In 2021 BART workers reached out to ABC7 News Reporter J.R. Stone about the COVID-19 vaccine mandate that went into effect. Hundreds of employees felt like their vaccine exemption requests weren't taken seriously by BART. Those that Stone talked with in 2021 have been involved in settlements, and now some other workers are seeing their case before a jury.

"I'm not giving in and there's a number of us that have the same opinion. We're not giving in, we're holding ground, holding firm on what our beliefs are," Albert Roth said in 2021.

"I've been homeless before and this is what I told the BART board, ya know. I'm not afraid to be homeless again, it is what it is, but now they're tapping into people's rights and I'm not going to stand for that, not on my watch," Rhiannon Doyle said in 2021.
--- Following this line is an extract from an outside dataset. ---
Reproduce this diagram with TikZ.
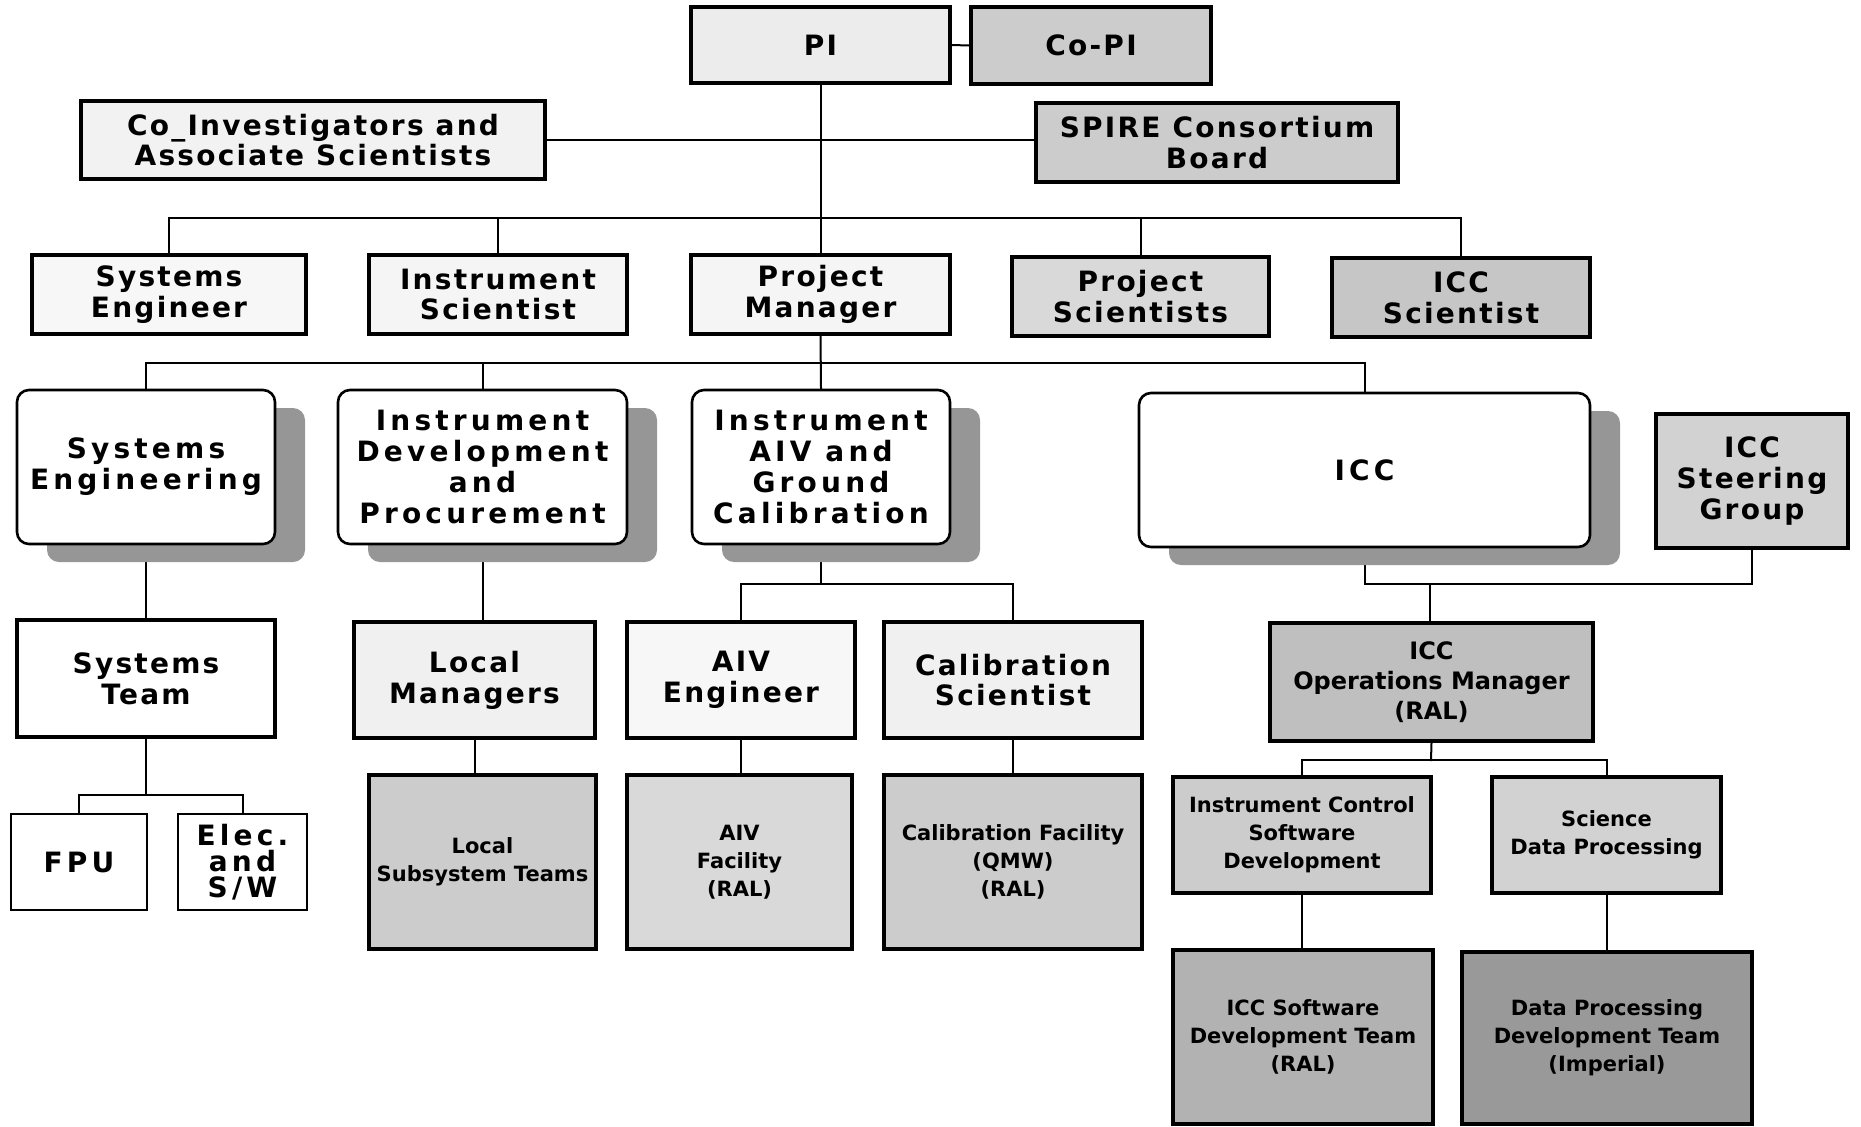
\documentclass[tikz,border=0pt]{standalone}
\usepackage{fontspec}
\setmainfont{DejaVu Sans}
\newfontfamily\heavyfont[LetterSpace=8]{DejaVu Sans}
\newfontfamily\widefont[LetterSpace=15]{DejaVu Sans}
\usetikzlibrary{shadows,backgrounds}
\tikzset{
  sq/.style={draw, line width=1.8pt, align=center, inner sep=2pt,
    font=\heavyfont\bfseries\fontsize{14}{15.4}\selectfont},
  dk/.style={sq, font=\bfseries\fontsize{10.5}{14}\selectfont},
  rb/.style={draw, rounded corners=6pt, line width=1.3pt, fill=white, align=center, inner sep=2pt,
    font=\widefont\bfseries\fontsize{14}{15.4}\selectfont,
    general shadow={fill=gray!82, shadow xshift=15pt, shadow yshift=-9pt}},
  thinbox/.style={draw, line width=1.1pt, fill=white, align=center, inner sep=2pt,
    font=\widefont\bfseries\fontsize{14}{13}\selectfont},
  conn/.style={line width=1pt, line cap=rect},
}
\newcommand\orgbox[7]{\node[#2, minimum width={(#5-#3)*0.5pt}, minimum height={(#6-#4)*0.5pt}] (#1) at ({(#3+#5)/2},{(#4+#6)/2}) {#7};}
\begin{document}
\begin{tikzpicture}[x=0.5pt, y=-0.5pt]
\useasboundingbox (0,0) rectangle (1861,1126);
% top
\orgbox{pi}{sq, fill=gray!15}{691}{7}{950}{83}{PI}
\orgbox{copi}{sq, fill=gray!40}{971}{7}{1211}{84}{Co-PI}
\orgbox{coi}{sq, fill=gray!10}{81}{101}{545}{179}{Co\_Investigators and\\Associate Scientists}
\orgbox{spire}{sq, fill=gray!40}{1036}{103}{1398}{182}{SPIRE Consortium\\Board}
% row 2
\orgbox{se}{sq, fill=gray!6}{32}{255}{306}{334}{Systems\\Engineer}
\orgbox{is}{sq, fill=gray!8}{369}{255}{627}{334}{Instrument\\Scientist}
\orgbox{pm}{sq, fill=gray!8}{691}{255}{950}{334}{Project\\Manager}
\orgbox{ps}{sq, fill=gray!30}{1012}{257}{1269}{336}{Project\\Scientists}
\orgbox{iccs}{sq, fill=gray!45}{1332}{258}{1590}{337}{ICC\\Scientist}
% row 3
\orgbox{sye}{rb}{17}{390}{275}{544}{Systems\\Engineering}
\orgbox{idp}{rb}{338}{390}{627}{544}{Instrument\\Development\\and\\Procurement}
\orgbox{aivg}{rb}{692}{390}{950}{544}{Instrument\\AIV and\\Ground\\Calibration}
\orgbox{icc}{rb}{1139}{393}{1590}{547}{ICC}
\orgbox{steer}{sq, fill=gray!35}{1656}{414}{1848}{548}{ICC\\Steering\\Group}
% row 4
\orgbox{st}{sq, fill=white}{17}{620}{275}{737}{Systems\\Team}
\orgbox{lm}{sq, fill=gray!12}{354}{622}{595}{738}{Local\\Managers}
\orgbox{aive}{sq, fill=gray!6}{627}{622}{855}{738}{AIV\\Engineer}
\orgbox{cal}{sq, fill=gray!12}{884}{622}{1142}{738}{Calibration\\Scientist}
\orgbox{iccm}{dk, fill=gray!50, font=\bfseries\fontsize{12}{15}\selectfont}{1270}{623}{1593}{741}{ICC\\Operations Manager\\(RAL)}
% row 5
\orgbox{fpu}{thinbox}{11}{814}{147}{910}{FPU}
\orgbox{elec}{thinbox}{178}{814}{307}{910}{Elec.\\and\\S/W}
\orgbox{lc}{dk, fill=gray!40}{369}{775}{596}{949}{Local\\Subsystem Teams}
\orgbox{aivc}{dk, fill=gray!30}{627}{775}{852}{949}{AIV\\Facility\\(RAL)}
\orgbox{calc}{dk, fill=gray!40}{884}{775}{1142}{949}{Calibration Facility\\(QMW)\\(RAL)}
\orgbox{ic1}{dk, fill=gray!40}{1173}{777}{1431}{893}{Instrument Control\\Software\\Development}
\orgbox{ic2}{dk, fill=gray!35}{1492}{777}{1721}{893}{Science\\Data Processing}
\orgbox{bt1}{dk, fill=gray!60}{1173}{950}{1433}{1124}{ICC Software\\Development Team\\(RAL)}
\orgbox{bt2}{dk, fill=gray!80}{1462}{952}{1752}{1124}{Data Processing\\Development Team\\(Imperial)}
% connectors
\begin{pgfonlayer}{background}
\draw[conn] (pi.east) -- (copi.west);
\draw[conn] (pi.south) -- (pm.north);
\draw[conn] (coi.east) -- (coi.east -| spire.west);
\coordinate (b2) at (820,218);
\draw[conn] (se.north) |- (b2) -| (iccs.north);
\draw[conn] (is.north) -- (is.north |- b2);
\draw[conn] (ps.north) -- (ps.north |- b2);
\draw[conn] (pm.south) -- (aivg.north);
\coordinate (b3) at (820,363);
\draw[conn] (sye.north) |- (b3) -| (icc.north);
\draw[conn] (idp.north) -- (idp.north |- b3);
\draw[conn] (sye.south) -- (st.north);
\draw[conn] (idp.south) -- (idp.south |- lm.north);
\coordinate (b4a) at (821,584);
\draw[conn] (aivg.south) -- (b4a);
\draw[conn] (aive.north) |- (b4a) -| (cal.north);
\coordinate (b4b) at (1430,584);
\draw[conn] (icc.south) |- (b4b) -| (steer.south);
\draw[conn] (b4b) -- (b4b |- iccm.north);
\coordinate (b5a) at (146,795);
\draw[conn] (st.south) -- (b5a);
\draw[conn] (fpu.north) |- (b5a) -| (elec.north);
\draw[conn] (lm.south) -- (lm.south |- lc.north);
\draw[conn] (aive.south) -- (aive.south |- aivc.north);
\draw[conn] (cal.south) -- (cal.south |- calc.north);
\coordinate (b5b) at (1431,760);
\draw[conn] (iccm.south) -- (b5b);
\draw[conn] (ic1.north) |- (b5b) -| (ic2.north);
\draw[conn] (ic1.south) -- (ic1.south |- bt1.north);
\draw[conn] (ic2.south) -- (ic2.south |- bt2.north);
\end{pgfonlayer}
\end{tikzpicture}
\end{document}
VIDEO: Unvaccinated BART employees react after mandate exemptions denied

On the eve of Thanksgiving, many unvaccinated BART employees learned their requests for a religious exemption to the COVID vaccine mandate was denied.

BART did initially grant vaccine exemptions, but plaintiffs argue, they weren't accommodated. What does that mean? An accommodation could have meant that they were able to work from home or get Covid tested regularly. They argue none of that happened and they lost their job.

There are two phases to this federal trial and the first finished up this past Friday.

The verdict form given to jurors asked, "Has BART proven that the plaintiff could not be reasonably accommodated without undue hardship?"

MORE: COVID vaccine refusal 10th highest reason for job cuts in 2021, report says

The jury came back unanimously saying that "NO not proven by BART." In all six cases they sided with the former employees.

Now the jury will decide if each of the six individuals did in fact have a religious conflict with the vaccine mandate.

Some that ABC7 News spoke with believe that this BART case is similar to a COVID-19 vaccine mandate case in Tennessee. In that trial the jury awarded more than $600,000 to the plaintiff who did not get the vaccine despite a mandate to do so.

BART is a transit agency that is already between $350 and $400 million in the red, but BART's board of directors did vote eight to one for the vaccine mandate in 2021. The jury is now deliberating and could come back Wednesday with a verdict.